While his pal Johnny Depp famously used Richards as a template when playing the roguish Jack Sparrow, the guitarist says he can neither "confirm nor deny" his own involvement in the trilogy.
"What I can tell you," he says, "is Johnny came down to the studio to talk about the movie. Behind him was, like, the Disney wardrobe department or something, and we spent the rest of the afternoon hilariously dressing up in pirate clothes. I'm up for doing the film and so is Johnny, so hopefully we can schedule something in ... I'd obviously bring my own cutlass, ha ha!"
Joking aside, this last is not a fact that anyone who knows Richards would doubt. Ask director Julien Temple. Before he worked on the 1983 video for Undercover of the Night, Richards reportedly flicked open a switchblade, held it to Temple's throat and said, "You better not [expletive] up."
His liking for firearms has been well documented too, but he says that these days he leaves his handgun in the drawer at home. Asked what the biggest misconception about him is, Richards is stumped for a few moments. The public face of Keith Richards, he says, is a caricature with a large element of truth in it.
"I've been cast in the role of the rascal and I accept the role gracefully," he laughs, "but everybody changes.
"The problem is that, when you've been famous for this long you drag all the key events and rumours of your life around with you like Jacob Marley's chain."
These would include the night he wrote the riffs for Satisfaction and Brown Sugar, the bloodbath that was the Rolling Stones at Altamont in 1969, the mysterious death of Brian Jones earlier that year, and the persistent myth that a Swiss blood transfusion process akin to premature embalming was what enabled Richards to temporarily kick heroin prior to an important 1973 tour of Europe.
The biggest myth about him, he now posits, is probably that he was constantly endangering himself with drugs.
"Actually, I would take drugs quite responsibly," he says. "A nice fix at breakfast, one for elevenses, and another one at teatime - it was like breaks at the cricket, or something.
Richards' main home is still in Weston, Connecticut, with Patti Hansen, the Staten Island-born model he married in 1983.
It was at home on the couch that Richards penned This Place is Empty (without you), a fine country-style ballad partly written for Hansen from the new album, that he croons raggedly a la Tom Waits. The lyrics may also take in empty nest syndrome.
"Our daughters, Theodora and Alexandria, have grown up and got their own apartment in the city," he says.

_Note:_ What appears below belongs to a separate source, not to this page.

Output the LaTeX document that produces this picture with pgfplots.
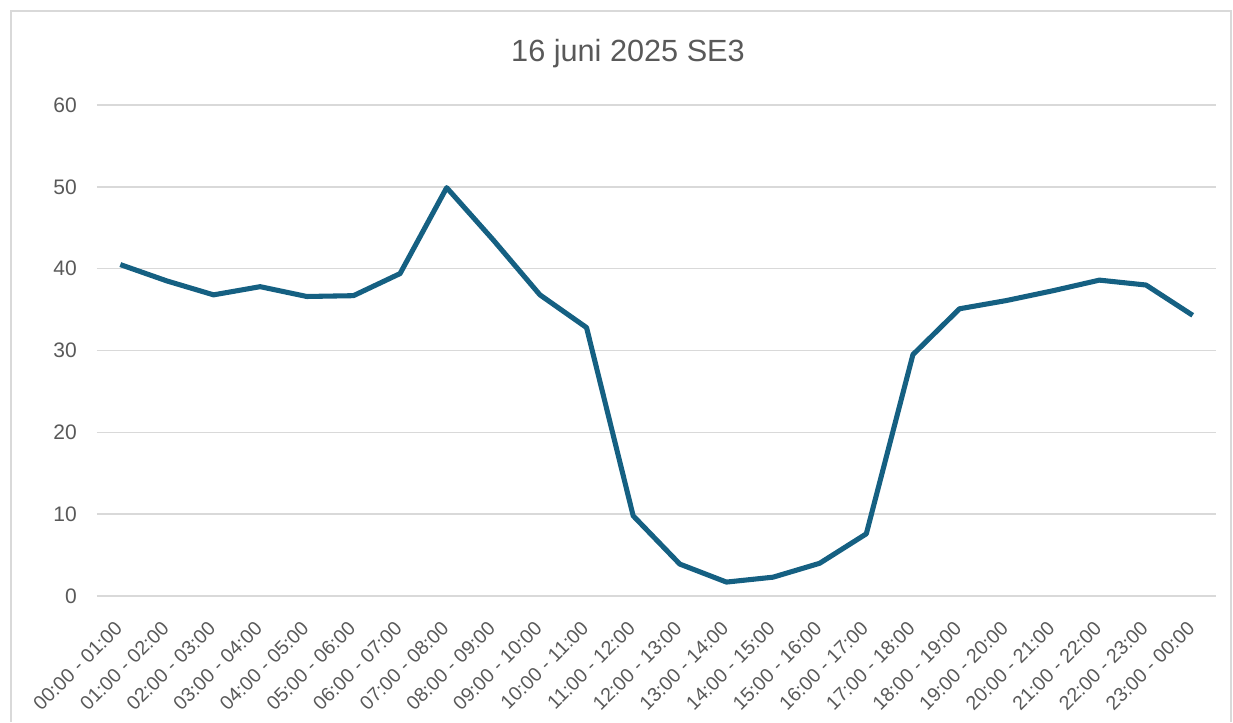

There are also grandchildren to enjoy, fathered by Richards' son, Marlon, who with Angela, his other child by Anita Pallenberg, is now well into his 30s.
What, though, of absent friends and family? Richards has lost Brian Jones, and his own father, Bert. He has lost musical soulmates such as country star Gram Parsons, and the Rolling Stones' unofficial extra member and keyboard player, Ian Stewart.
"These people resonate; you never forget them. I miss all those cats."
And Brian? Is it all just too long ago now?
"Brian could be the most frustratingly obnoxious, nasty person. Which he never was until the minute we had a hit record. It was a fame thing, maybe; something seemed to snap in him."
At that, our time is up. One last question, though: does he have any kind of fitness regime prior to going on the road? "Yeah," he deadpans, "It's called rehearsals."
"Mick's your guy for a fitness regime and a schedule," he adds, "but then he has to cover a lot more stage than me.
"When I wake up in the morning I just say, 'Ahh! Jah wonderful! Let's see what the day brings.' I'm happy to be here. I'm happy to be anywhere."
WHO: Keith Richards, guitarist for The Rolling Stones. Mr Indestructible.
BORN: December 18, 1943, Dartford, Kent.
GREATEST RIFFS: Satisfaction, Jumpin' Jack Flash, Start Me Up, Brown Sugar, Honky Tonk Women.
LATEST: new Rolling Stones album A Bigger Bang is released on September 3.